+++ DATA SEGMENT
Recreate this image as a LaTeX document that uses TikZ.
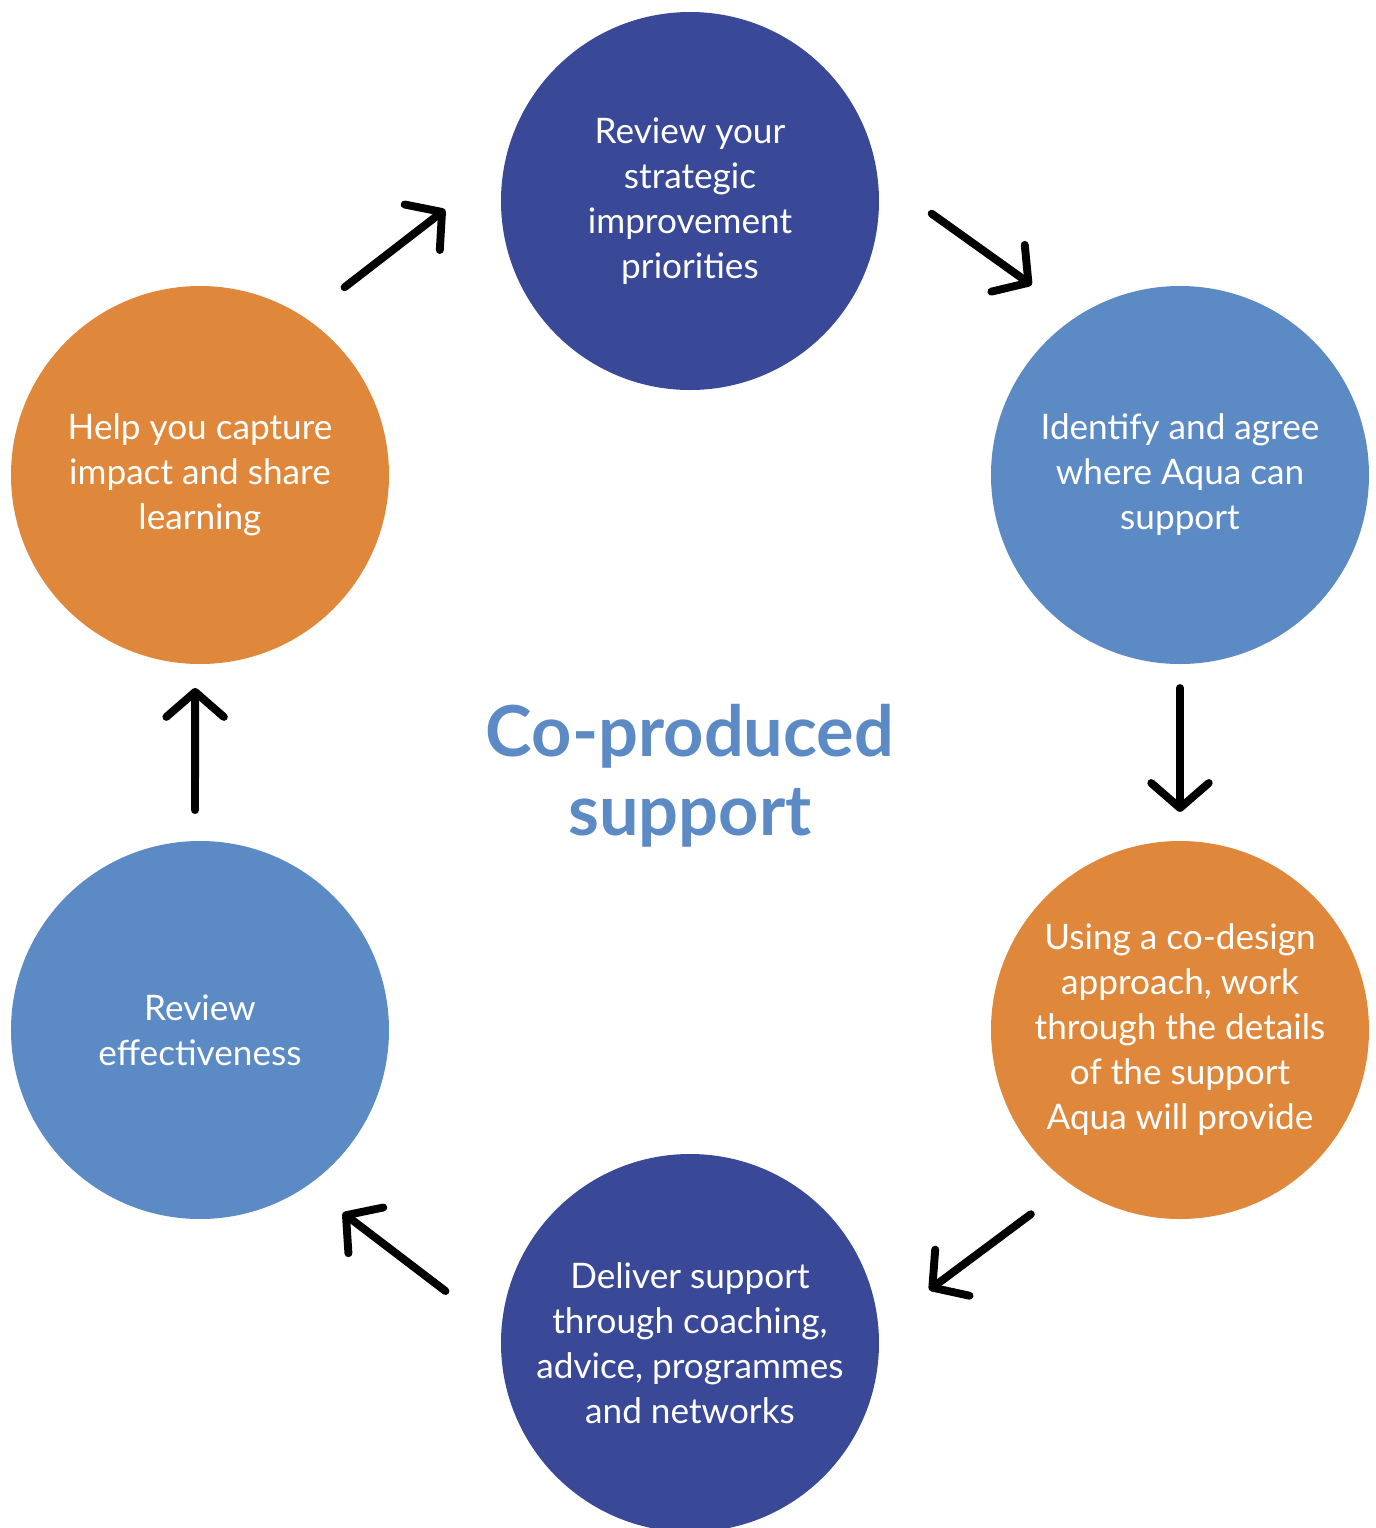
\documentclass[tikz,border=0pt]{standalone}
\usepackage{fontspec}
\setmainfont{Lato}
\usepackage{tikz}
\usetikzlibrary{arrows.meta, calc}
\definecolor{aquadark}{RGB}{57,73,151}
\definecolor{aqualight}{RGB}{91,138,197}
\definecolor{aquaorange}{RGB}{223,135,58}
\tikzstyle{stage} = [circle, minimum size=7.56cm, inner sep=0pt, align=center, text=white, font=\fontsize{20}{25.6}\selectfont]
\tikzstyle{darkstage} = [stage, fill=aquadark]
\tikzstyle{lightstage} = [stage, fill=aqualight]
\tikzstyle{orangestage} = [stage, fill=aquaorange]
\tikzstyle{title} = [align=center, text=aqualight, font=\fontsize{40}{45}\selectfont\bfseries]
\tikzstyle{arrow} = [line width=4.5pt, line cap=round, -{Straight Barb[length=5mm,width=11.5mm,round]}]

\begin{document}
\begin{tikzpicture}[node distance=9.8cm]
\useasboundingbox (-13.8,4.02) rectangle (13.72,-26.54);
\node (review) [darkstage] {Review your\\strategic\\improvement\\priorities};
\node (identify) [lightstage, right of=review, yshift=-5.48cm] {Identify and agree\\where Aqua can\\support};
\node (codesign) [orangestage, below of=identify, yshift=-1.3cm] {Using a co-design\\approach, work\\through the details\\of the support\\Aqua will provide};
\node (deliver) [darkstage, left of=codesign, yshift=-6.26cm] {Deliver support\\through coaching,\\advice, programmes\\and networks};
\node (effective) [lightstage, left of=deliver, yshift=6.26cm] {Review\\effectiveness};
\node (capture) [orangestage, above of=effective, yshift=1.3cm] {Help you capture\\impact and share\\learning};
\node (centre) [title, below of=review, yshift=-1.7cm] {Co-produced\\support};
\draw [arrow] ($(review)+(-3:4.84)$) -- ($(identify)+(128:4.82)$);
\draw [arrow] ($(identify)+(-90:4.26)$) -- ($(codesign)+(90:4.36)$);
\draw [arrow] ($(codesign)+(231:4.74)$) -- ($(deliver)+(12.5:4.9)$);
\draw [arrow] ($(deliver)+(168:5.0)$) -- ($(effective)+(-52:4.64)$);
\draw [arrow] ($(effective)+(91.3:4.4)$) -- ($(capture)+(-91.3:4.26)$);
\draw [arrow] ($(capture)+(52.4:4.74)$) -- ($(review)+(182:4.9)$);
\end{tikzpicture}
\end{document}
++++++
→ GIVEN INSTRUCTION: Make an exact copy of the lines from the top of the material through the line with "[line width=4.5pt, line", pictures excluded.

→ EXERCISE ANSWER:
Recreate this image as a LaTeX document that uses TikZ.
\documentclass[tikz,border=0pt]{standalone}
\usepackage{fontspec}
\setmainfont{Lato}
\usepackage{tikz}
\usetikzlibrary{arrows.meta, calc}
\definecolor{aquadark}{RGB}{57,73,151}
\definecolor{aqualight}{RGB}{91,138,197}
\definecolor{aquaorange}{RGB}{223,135,58}
\tikzstyle{stage} = [circle, minimum size=7.56cm, inner sep=0pt, align=center, text=white, font=\fontsize{20}{25.6}\selectfont]
\tikzstyle{darkstage} = [stage, fill=aquadark]
\tikzstyle{lightstage} = [stage, fill=aqualight]
\tikzstyle{orangestage} = [stage, fill=aquaorange]
\tikzstyle{title} = [align=center, text=aqualight, font=\fontsize{40}{45}\selectfont\bfseries]
\tikzstyle{arrow} = [line width=4.5pt, line cap=round, -{Straight Barb[length=5mm,width=11.5mm,round]}]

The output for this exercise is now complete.